Alex Palmer (letters, 6 January) seems to be unaware that many of us think honesty and transparency are more important than making profit, so we believe Ryan-air's methods are disreputable, whatever the final cost of the ticket. We would prefer large and profitable companies to treat their customers with some respect and courtesy.

Dennis Leachman

Reading, Berkshire

Silent tribute

Another of the joys of shopping in John Lewis not mentioned in Carola Long's paean of praise for them (6 January) is the blissful lack of piped music. And the spacious, uncluttered layout of goods and the airiness of the stores is in marked contrast to the once-classy House of Fraser, which bombards customers with loud pop music.
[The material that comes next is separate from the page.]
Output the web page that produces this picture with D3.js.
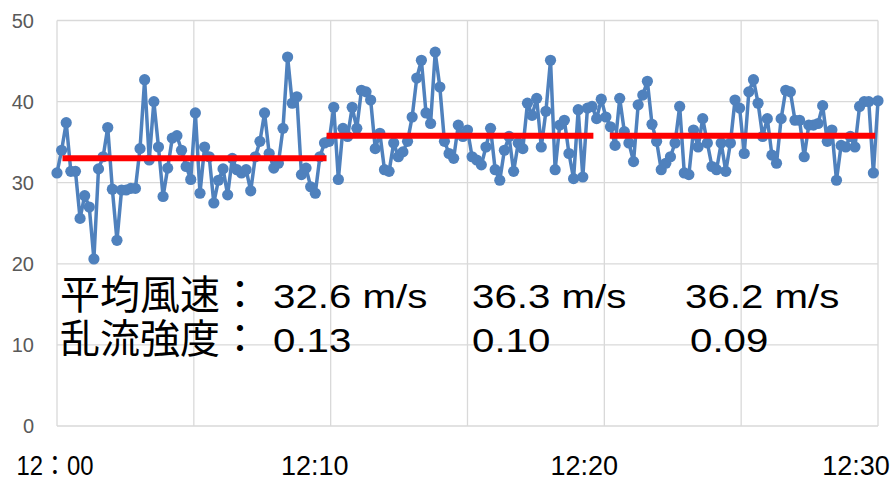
<!DOCTYPE html>
<html><head><meta charset="utf-8">
<script src="https://cdn.jsdelivr.net/npm/d3@7"></script>
<style>body{margin:0;background:#fff}svg{display:block}</style>
</head><body>
<svg id="c" width="895" height="478"></svg>
<script>
// wind speed samples (m/s), 12:00 – 12:30
const speeds = [
31.2,34.0,37.4,31.4,31.4,25.6,28.4,27.0,20.6,31.7,33.2,36.8,29.2,22.9,29.1,29.1,29.3,29.3,34.2,42.7,
32.8,40.0,34.4,28.3,31.8,35.5,35.8,34.0,32.0,30.4,38.6,28.7,34.4,33.2,27.5,30.3,31.7,28.5,33.0,31.6,
31.2,31.6,29.0,33.2,35.1,38.6,33.6,31.8,32.4,36.7,45.5,39.8,40.6,31.0,
31.8,29.5,28.7,33.2,34.9,35.1,39.3,30.4,36.7,35.7,39.3,36.7,41.4,41.2,40.2,34.2,36.1,31.6,31.4,34.9,
33.2,33.8,35.1,38.1,42.9,45.1,38.6,37.3,46.1,41.8,35.1,33.6,33.0,37.1,35.7,36.5,33.2,32.8,32.2,34.4,
36.7,31.6,30.3,34.0,35.7,31.4,34.9,34.2,39.8,38.3,40.4,34.4,38.8,45.1,31.6,37.1,37.7,33.6,30.5,39.0,
30.7,39.2,39.4,37.9,40.3,38.1,36.9,34.6,40.4,36.3,34.9,32.6,39.6,40.8,42.5,37.2,35.1,31.6,32.4,33.2,
34.9,39.4,31.2,31.0,36.5,34.4,37.9,34.9,32.0,31.6,34.9,31.4,34.9,40.2,39.2,33.6,41.2,42.7,39.8,35.7,
37.9,33.4,32.4,37.9,41.4,41.2,37.7,37.7,33.2,37.1,37.1,37.3,39.5,35.1,36.5,30.3,34.6,34.4,35.7,34.4,
39.4,40.0,40.0,31.2,40.1
];
// 10-minute mean segments (minutes from 12:00)
const segStart = [0.2, 9.85, 20.2];
const segEnd   = [9.85, 19.6, 29.9];
const segMean  = [33.0, 35.8, 35.8];
// annotation
const meanLabel = "平均風速：";
const turbLabel = "乱流強度：";
const meanTexts = ["32.6 m/s", "36.3 m/s", "36.2 m/s"];
const turbTexts = ["0.13", "0.10", "0.09"];
// axes
const yTicks = [0, 10, 20, 30, 40, 50];
const xGrid = [0, 5, 10, 15, 20, 25, 30];
const xTickMin = [0, 10, 20, 30];
const xTickLabels = ["12：00", "12:10", "12:20", "12:30"];

// layout (pixels)
const xLabelDx = [-2, -16, -20, -22];
const valX = [273, 472, 685];
const turbDx = [0, 0, 5];
const latinStretch = 1.22;

const svg = d3.select("#c");
const x = d3.scaleLinear().domain([0, 30]).range([57, 878]);
const y = d3.scaleLinear().domain([0, 50]).range([426, 20.5]);
const n = speeds.length;
const pts = speeds.map((v, i) => ({t: i * 30 / (n - 1), v}));

const grid = svg.append("g").attr("stroke", "#d9d9d9").attr("stroke-width", 1.3);
grid.selectAll(".h").data(yTicks).join("line")
  .attr("x1", x(0)).attr("x2", x(30)).attr("y1", d => y(d)).attr("y2", d => y(d));
grid.selectAll(".v").data(xGrid).join("line")
  .attr("x1", d => x(d)).attr("x2", d => x(d)).attr("y1", y(50)).attr("y2", y(0));

svg.append("g").selectAll("text").data(yTicks).join("text")
  .attr("x", 34).attr("y", d => y(d) + 7).attr("text-anchor", "end")
  .attr("font-family", "Liberation Sans, Arial, sans-serif").attr("font-size", 20)
  .attr("fill", "#595959").text(d => d);

svg.append("g").selectAll("text").data(xTickMin).join("text")
  .attr("x", (d, i) => x(d) + xLabelDx[i]).attr("y", 475).attr("text-anchor", "middle")
  .attr("font-family", "Liberation Sans, Arial, 'Noto Sans CJK JP', sans-serif").attr("font-size", 27)
  .attr("fill", "#000")
  .each(function(d, i) { if (i === 0) d3.select(this).attr("textLength", 77).attr("lengthAdjust", "spacingAndGlyphs"); })
  .text((d, i) => xTickLabels[i]);

const line = d3.line().x(d => x(d.t)).y(d => y(d.v));
svg.append("path").datum(pts).attr("d", line).attr("fill", "none")
  .attr("stroke", "#4f81bd").attr("stroke-width", 3.5).attr("stroke-linejoin", "round");
svg.append("g").selectAll("circle").data(pts).join("circle")
  .attr("cx", d => x(d.t)).attr("cy", d => y(d.v)).attr("r", 5.6).attr("fill", "#4f81bd");

svg.append("g").selectAll("line").data(segMean).join("line")
  .attr("x1", (d, i) => x(segStart[i])).attr("x2", (d, i) => x(segEnd[i]))
  .attr("y1", d => y(d)).attr("y2", d => y(d))
  .attr("stroke", "#ff0000").attr("stroke-width", 6);

const tf = "'Noto Sans CJK JP', sans-serif";
const lf = "Liberation Sans, Arial, sans-serif";
svg.append("text").attr("x", 60).attr("y", 309).attr("font-family", tf).attr("font-size", 40).text(meanLabel);
svg.append("text").attr("x", 60).attr("y", 353).attr("font-family", tf).attr("font-size", 40).text(turbLabel);
svg.append("g").selectAll("text").data(meanTexts).join("text")
  .attr("transform", (d, i) => `translate(${valX[i]},308) scale(${latinStretch},1)`)
  .attr("font-family", lf).attr("font-size", 33).text(d => d);
svg.append("g").selectAll("text").data(turbTexts).join("text")
  .attr("transform", (d, i) => `translate(${valX[i] + turbDx[i]},352) scale(${latinStretch},1)`)
  .attr("font-family", lf).attr("font-size", 33).text(d => d);
</script>
</body></html>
Given the pleasant John Lewis staff and good customer service, it's no surprise it is doing so well in cash-strapped times.

Marie Paterson

Nuneaton, Warwickshire

It's crystal clear

It is a pity that Rob Sharp's useful field guide (Life, 7 January) perpetuates the widespread false equating of snowflakes with snow crystals. They are not the same. Next time it snows, collect a flake on your sleeve and see that it consists of a loose jumble of many crystals. These crystals have the eight basic forms, but flakes, as everyone knows, can vary from "the wrong kind" to "goose feathers".

David Pedgley

Crowmarsh, Oxfordshire

Arms and the law

I was appalled to read that Lady Scotland, speaking for our government, should be "urgently" seeking a way of protecting those accused of war crimes from arrest if they visit this country ("Israeli army officers fear arrest in UK", 6 January). How dare our leaders seek to set Britain beyond the jurisdiction of international law? And are some of them, fearing charges of complicity in war crimes, trying to protect themselves?

Lesley Docksey

Buckland Newton, Dorset

So eternity's ended?

How did Anton Chekhov, "greatest dramatist of the 19th and early 20th centuries" (article, Arts and Books, 8 January), rise to "Greatest dramatist of all time", on the section cover? Runaway inflation?